Ego is often a major deterrent in a persons ability to make rational decisions. When a decision-maker seems to have made a poor investment, it’s only natural that they’ll want to give the situation time to recuperate. After all, admitting you’re wrong is not always easy.

In regards to the decision-making process of NFL front office executives, most aren’t afforded the liberty of seeing their poor decisions potentially materialize—A few bad moves gets a GM fired in today’s NFL.  But when the GM also happens to be the owner—as in the case of Jerry Jones and the Dallas Cowboys—different rules apply.

Jones’ perpetual practice of restructuring contracts is largely due to his inability to admit his past decisions were wrong.  It’s also due to the superfluous faith he rewards his guys when he thinks he’s made a correct decision. But ultimately, the NFL’s hard salary cap has rendered the explanation for Jones’ poor decision-making irrelevant; his penchant for restructuring contracts is now just a part of a vicious cycle that has the Cowboys franchise in a serious bind.

It was just last offseason that Jones signed franchise QB Tony Romo to an extension. To stay under the 2013 cap he restructured the deals of Scandrick (a player he drafted in the 5th round), Cowboys-lifer Jason Witten, Doug Free (also a Jones draft pick), Miles Austin (an undrafted WR who Jones overpaid), and Jay Ratliff (another Cowboy-lifer, at the time). He restructured the deals of Brandon Carr, Nate Livings, Mackenzy Bernadeu and Ryan Cook out of cap necessity.  And, oh yeah, he reworked DeMarcus Ware’s deal for the third time in three offseason’s.

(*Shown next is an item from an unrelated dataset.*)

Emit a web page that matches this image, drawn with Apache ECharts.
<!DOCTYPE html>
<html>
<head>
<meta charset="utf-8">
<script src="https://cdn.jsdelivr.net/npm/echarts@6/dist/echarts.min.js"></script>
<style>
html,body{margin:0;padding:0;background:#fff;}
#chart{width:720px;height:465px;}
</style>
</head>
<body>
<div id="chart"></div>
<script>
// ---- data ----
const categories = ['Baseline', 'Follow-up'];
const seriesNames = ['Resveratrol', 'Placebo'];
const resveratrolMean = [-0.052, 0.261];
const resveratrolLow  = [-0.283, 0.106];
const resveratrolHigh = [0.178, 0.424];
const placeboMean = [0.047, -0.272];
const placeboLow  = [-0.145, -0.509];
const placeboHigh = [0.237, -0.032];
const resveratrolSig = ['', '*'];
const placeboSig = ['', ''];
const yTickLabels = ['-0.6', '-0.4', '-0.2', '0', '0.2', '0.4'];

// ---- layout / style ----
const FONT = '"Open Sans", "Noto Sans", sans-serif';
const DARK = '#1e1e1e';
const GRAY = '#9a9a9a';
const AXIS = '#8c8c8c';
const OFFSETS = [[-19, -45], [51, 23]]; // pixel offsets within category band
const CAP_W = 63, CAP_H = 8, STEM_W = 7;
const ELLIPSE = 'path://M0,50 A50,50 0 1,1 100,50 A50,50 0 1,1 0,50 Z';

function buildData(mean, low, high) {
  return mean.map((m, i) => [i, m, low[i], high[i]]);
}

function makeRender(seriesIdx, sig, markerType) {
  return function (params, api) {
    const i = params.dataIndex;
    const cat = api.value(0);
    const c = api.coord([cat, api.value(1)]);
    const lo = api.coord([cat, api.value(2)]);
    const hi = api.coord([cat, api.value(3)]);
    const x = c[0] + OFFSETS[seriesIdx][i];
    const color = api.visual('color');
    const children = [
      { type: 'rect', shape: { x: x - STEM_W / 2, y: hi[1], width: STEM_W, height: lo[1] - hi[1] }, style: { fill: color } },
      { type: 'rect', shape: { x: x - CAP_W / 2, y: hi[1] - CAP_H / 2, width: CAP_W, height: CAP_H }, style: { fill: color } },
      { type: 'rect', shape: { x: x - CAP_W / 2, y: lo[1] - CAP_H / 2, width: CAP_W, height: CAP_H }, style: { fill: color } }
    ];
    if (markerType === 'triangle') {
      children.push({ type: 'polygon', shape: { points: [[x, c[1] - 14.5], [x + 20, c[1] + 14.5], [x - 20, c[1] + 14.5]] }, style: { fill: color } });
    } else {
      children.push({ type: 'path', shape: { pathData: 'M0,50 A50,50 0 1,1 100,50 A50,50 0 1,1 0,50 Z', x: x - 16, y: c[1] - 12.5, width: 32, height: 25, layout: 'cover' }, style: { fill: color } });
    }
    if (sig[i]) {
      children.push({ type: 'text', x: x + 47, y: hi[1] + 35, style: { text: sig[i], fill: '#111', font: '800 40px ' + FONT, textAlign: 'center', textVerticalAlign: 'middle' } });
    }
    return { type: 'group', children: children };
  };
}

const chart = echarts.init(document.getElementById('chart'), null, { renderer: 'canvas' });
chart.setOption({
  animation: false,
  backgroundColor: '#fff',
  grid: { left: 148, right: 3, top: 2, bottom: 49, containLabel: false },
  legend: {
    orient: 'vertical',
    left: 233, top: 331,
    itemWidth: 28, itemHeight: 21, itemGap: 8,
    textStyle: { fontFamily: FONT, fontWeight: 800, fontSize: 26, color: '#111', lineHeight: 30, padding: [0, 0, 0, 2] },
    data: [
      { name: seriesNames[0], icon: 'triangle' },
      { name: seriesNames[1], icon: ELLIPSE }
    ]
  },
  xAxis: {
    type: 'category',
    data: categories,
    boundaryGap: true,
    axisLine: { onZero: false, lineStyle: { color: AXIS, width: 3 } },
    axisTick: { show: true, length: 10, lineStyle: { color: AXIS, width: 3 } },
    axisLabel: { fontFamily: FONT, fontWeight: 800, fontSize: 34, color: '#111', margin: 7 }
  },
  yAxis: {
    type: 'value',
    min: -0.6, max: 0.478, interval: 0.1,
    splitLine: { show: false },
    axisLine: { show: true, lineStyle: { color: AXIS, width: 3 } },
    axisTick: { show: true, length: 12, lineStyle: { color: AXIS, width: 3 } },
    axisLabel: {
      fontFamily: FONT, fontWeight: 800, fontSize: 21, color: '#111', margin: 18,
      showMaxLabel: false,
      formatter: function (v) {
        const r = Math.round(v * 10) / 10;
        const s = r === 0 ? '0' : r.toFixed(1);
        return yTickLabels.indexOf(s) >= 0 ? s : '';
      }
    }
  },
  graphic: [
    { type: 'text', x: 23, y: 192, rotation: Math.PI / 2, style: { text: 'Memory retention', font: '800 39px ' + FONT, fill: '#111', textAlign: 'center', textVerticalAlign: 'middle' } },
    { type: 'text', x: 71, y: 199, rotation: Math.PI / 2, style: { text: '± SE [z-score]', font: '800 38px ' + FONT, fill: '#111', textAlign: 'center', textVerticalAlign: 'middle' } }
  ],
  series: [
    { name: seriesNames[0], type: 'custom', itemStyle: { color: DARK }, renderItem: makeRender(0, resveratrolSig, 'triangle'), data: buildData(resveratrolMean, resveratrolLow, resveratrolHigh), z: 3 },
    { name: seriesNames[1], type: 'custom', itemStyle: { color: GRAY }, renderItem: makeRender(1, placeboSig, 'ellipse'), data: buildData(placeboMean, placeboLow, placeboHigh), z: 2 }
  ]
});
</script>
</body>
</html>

Romo, whose extension was restructured less than a year after he signed it, now holds a 2015 cap hit of almost $28 million—a staggering amount. The Cowboys will undoubtedly have to restructure Romo’s deal again next offseason, and probably again the year after that.

Stating it might be time for Jerry Jones to change the way he conducts business is no revelation. This change must start now (or sometime this week) with DeMarcus Ware—the only Cowboy who’s worth cutting outright from a salary cap perspective.  Not only would shedding Ware’s $16 million 2014 cap hit save the Cowboys $7.4 million in immediate cap space, but Ware’s a declining talent who turns 32 in July.

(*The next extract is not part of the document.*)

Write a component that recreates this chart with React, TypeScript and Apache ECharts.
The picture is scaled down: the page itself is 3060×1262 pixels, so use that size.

The Cowboys could of course keep Ware.  The Lee, Scandrick and Romo restructures leave Dallas right around the $133 million salary cap.  Miles Austin’s inevitable designation as a June 1st cut will provide the Cowboys with cap space to sign their rookie class, so keeping Ware—even if he refuses to take a pay cut—is feasible.

But keeping Ware, a prototypical Jones move, would be a decision founded on emotion rather than logic.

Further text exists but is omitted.